Vidéoprotection : des chiffres qui parlent
Alors, Stéphane Roudaut assume. Et met le paquet sur les moyens. C’est ainsi qu’il a été pionnier en matière de vidéoprotection dans la métropole. « On avait 72.000 € en moyenne de dégradations sur le patrimoine communal. Entre les dégradations, les réparations, le nettoyage, les primes d’assurance qui augmentaient, cela représentait 5 % de la fiscalité locale ». Il a alors fait réaliser un audit par la gendarmerie, afin d’identifier les points de faiblesse du patrimoine communal. Trente-huit caméras ont ainsi été installées ces deux dernières années, pour un investissement de 42.000 €. Sur chaque édifice, un affichage « bâtiment surveillé » a valeur dissuasive.
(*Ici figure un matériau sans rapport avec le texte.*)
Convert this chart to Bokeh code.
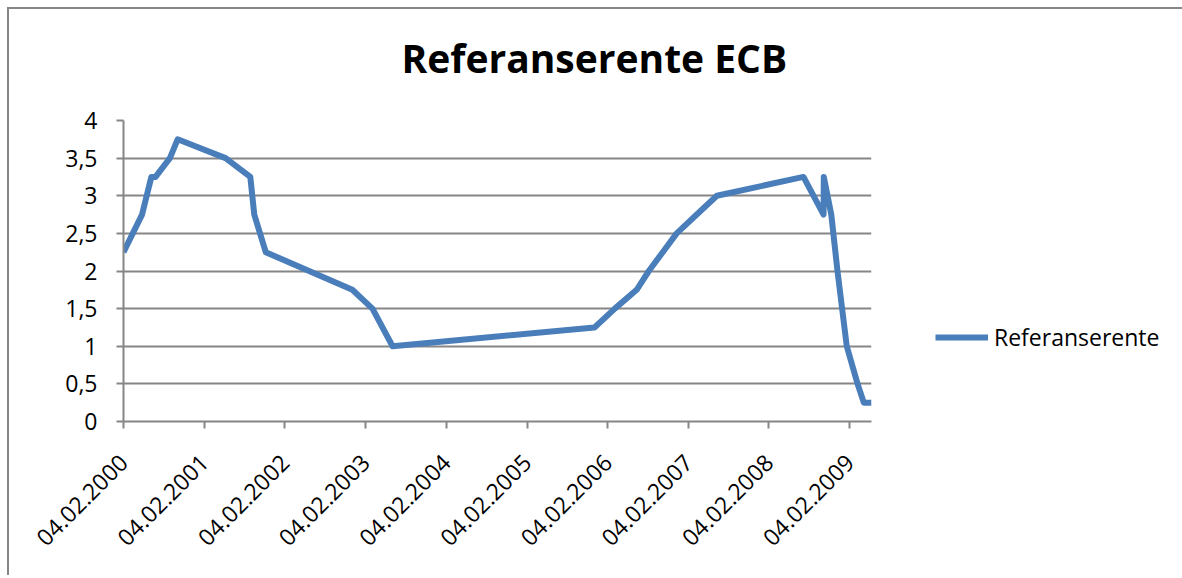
import datetime as dt
from math import pi

from bokeh.plotting import figure
from bokeh.models import (FixedTicker, DatetimeTickFormatter, Legend, LegendItem,
                          Range1d, ColumnDataSource, Title)
from bokeh.embed import file_html
from bokeh.resources import INLINE

# ---- data (ECB reference rate) ----
dates = ["04.02.2000", "17.03.2000", "28.04.2000", "09.06.2000", "28.06.2000",
         "01.09.2000", "06.10.2000", "11.05.2001", "31.08.2001", "18.09.2001",
         "09.11.2001", "06.12.2002", "07.03.2003", "06.06.2003", "06.12.2005",
         "08.03.2006", "15.06.2006", "09.08.2006", "11.10.2006", "13.12.2006",
         "14.03.2007", "13.06.2007", "09.07.2008", "08.10.2008", "09.10.2008",
         "12.11.2008", "10.12.2008", "21.01.2009", "11.03.2009", "08.04.2009",
         "13.05.2009"]
rates = [2.25, 2.5, 2.75, 3.25, 3.25,
         3.5, 3.75, 3.5, 3.25, 2.75,
         2.25, 1.75, 1.5, 1.0, 1.25,
         1.5, 1.75, 2.0, 2.25, 2.5,
         2.75, 3.0, 3.25, 2.75, 3.25,
         2.75, 2.0, 1.0, 0.5, 0.25,
         0.25]
x_tick_labels = ["04.02.2000", "04.02.2001", "04.02.2002", "04.02.2003",
                 "04.02.2004", "04.02.2005", "04.02.2006", "04.02.2007",
                 "04.02.2008", "04.02.2009"]
y_ticks = [0, 0.5, 1, 1.5, 2, 2.5, 3, 3.5, 4]
y_tick_labels = ["0", "0,5", "1", "1,5", "2", "2,5", "3", "3,5", "4"]
title_text = "Referanserente ECB"
series_name = "Referanserente"


def parse(s):
    return dt.datetime.strptime(s, "%d.%m.%Y")


def to_ms(d):
    return (d - dt.datetime(1970, 1, 1)).total_seconds() * 1000.0


xs = [parse(d) for d in dates]
source = ColumnDataSource(data=dict(x=xs, y=rates))

GRAY = "#868686"
FONT = "Open Sans"
BLUE = "#4a7ebb"

p = figure(width=1172, height=568, frame_width=748, frame_height=301,
           x_axis_type="datetime", title=None,
           output_backend="svg", toolbar_location=None,
           x_range=Range1d(xs[0], xs[-1]), y_range=Range1d(0, 4),
           min_border_left=114, min_border_right=310,
           min_border_top=111, min_border_bottom=156)
p.styles = {"margin-left": "9px", "margin-top": "9px",
            "box-shadow": "-2px -2px 0 0 " + GRAY}

p.background_fill_color = "white"
p.border_fill_color = "white"
p.outline_line_color = None

# spacer between title and plot area, then the title itself (outermost)
p.add_layout(Title(text=" ", text_font_size="1px", standoff=32), "above")
p.add_layout(Title(text=title_text, text_font=FONT, text_font_style="bold",
                   text_font_size="39px", text_color="black", align="left",
                   offset=278, standoff=0, vertical_align="top"), "above")

r = p.line("x", "y", source=source, line_color=BLUE, line_width=6,
           line_join="round")

# x axis
xa = p.xaxis[0]
xa.ticker = FixedTicker(ticks=[to_ms(parse(t)) for t in x_tick_labels])
fmt = "%d.%m.%Y"
xa.formatter = DatetimeTickFormatter(microseconds=fmt, milliseconds=fmt, seconds=fmt,
                                     minsec=fmt, minutes=fmt, hourmin=fmt, hours=fmt,
                                     days=fmt, months=fmt, years=fmt)
xa.major_label_orientation = pi / 4
xa.minor_tick_line_color = None
xa.major_label_standoff = 30

# y axis
ya = p.yaxis[0]
ya.ticker = FixedTicker(ticks=y_ticks)
ya.major_label_overrides = {(int(v) if v == int(v) else v): lab
                            for v, lab in zip(y_ticks, y_tick_labels)}
ya.minor_tick_line_color = None
ya.major_label_standoff = 19

for ax in (xa, ya):
    ax.axis_line_color = GRAY
    ax.axis_line_width = 2
    ax.major_tick_line_color = GRAY
    ax.major_tick_line_width = 2
    ax.major_tick_out = 7
    ax.major_tick_in = 0
    ax.major_label_text_font = FONT
    ax.major_label_text_font_size = "23px"
    ax.major_label_text_color = "black"

p.xgrid.visible = False
p.ygrid.grid_line_color = GRAY
p.ygrid.grid_line_width = 2

legend = Legend(items=[LegendItem(label=series_name, renderers=[r])],
                location="bottom_left", glyph_width=53, glyph_height=40,
                label_height=40, label_standoff=6, padding=0, margin=64,
                spacing=0, border_line_alpha=0, background_fill_alpha=0,
                label_text_font=FONT, label_text_font_size="23px",
                label_text_color="black")
p.add_layout(legend, "right")

open("out.html", "w").write(file_html(p, INLINE))
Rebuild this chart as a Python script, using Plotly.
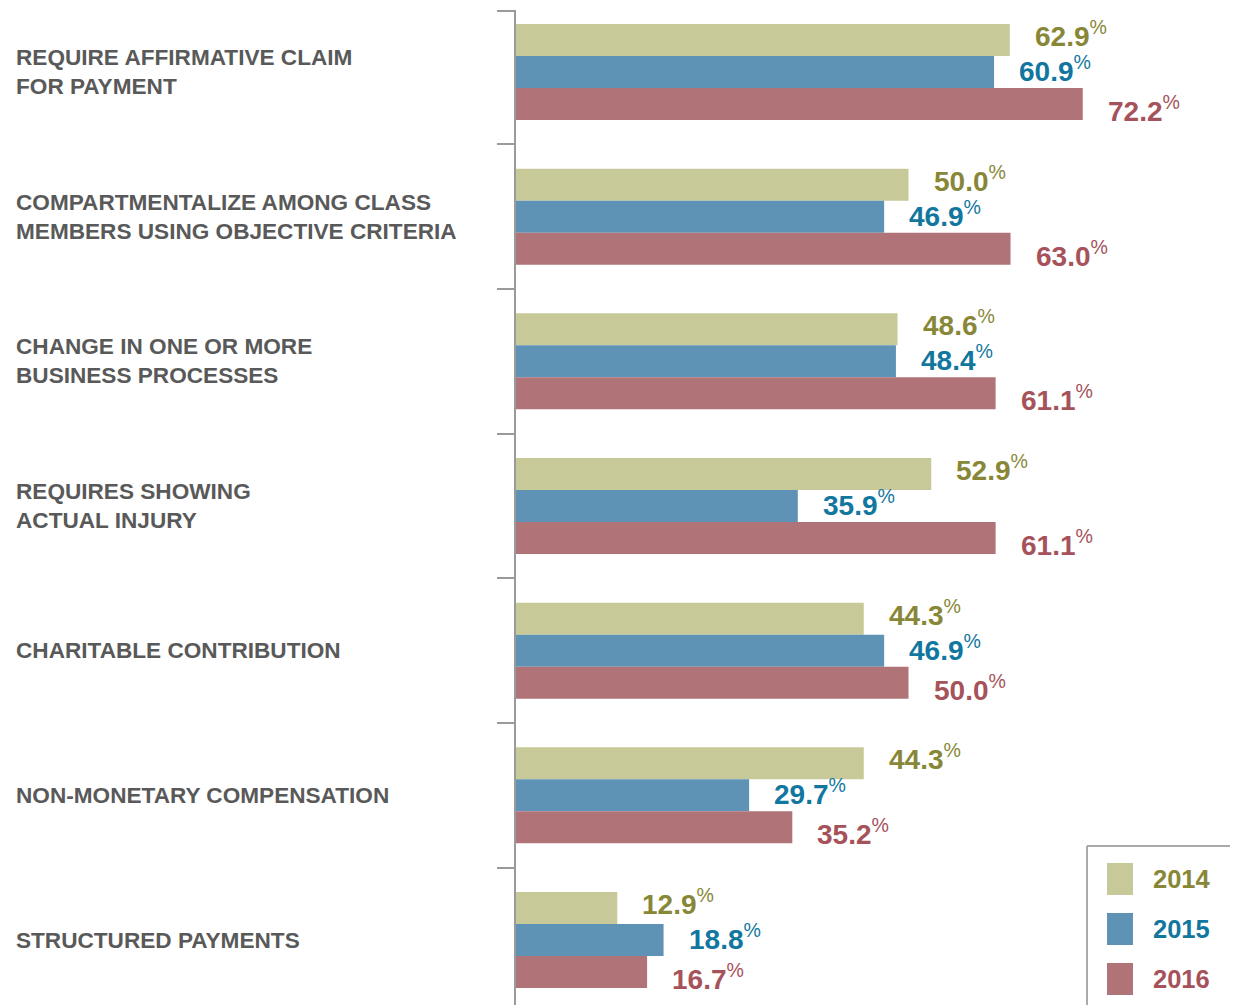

Résultat : ces deux dernières années, les dégradations sont tombées à 3.500 €.
Un investissement rentable qui lézarde aussi un peu la ligne de défense de ceux qui redoutent une atteinte à la vie privée. À l’image de cet habitant connu pour être défavorable à la vidéoprotection, et qui a été bien content que l’on retrouve l’auteur de son rétro arraché, en visionnant les images. De petits faits comme celui-là, les caméras de Gouesnou en ont réglé plein. Mais elles sont aussi d’un renfort précieux pour des affaires d’une tout autre résonance, qui dépassent souvent les frontières communales. Le visionnage des bandes s’est ainsi avéré décisif pour des vols de PMU affectant des commerces de Brest et du Relecq, entre autres. Elles ont aussi permis de résoudre une vague de home-jackings qui avait touché une dizaine de communes allant de Guilers à Bohars, en passant par Plabennec ou Plouvien…
« C’est un peu notre contribution à la sécurité d’un territoire », résume Stéphane Roudaut qui se défend d’être dans le tout sécuritaire. « Je suis dans une logique de dissuasion. Chez nous, la police municipale, c’est trois PV par mois en moyenne ». S’il ne souhaite pas faire la leçon aux autres communes, il prévient : « Que l’on ne vienne pas m’en donner en retour ».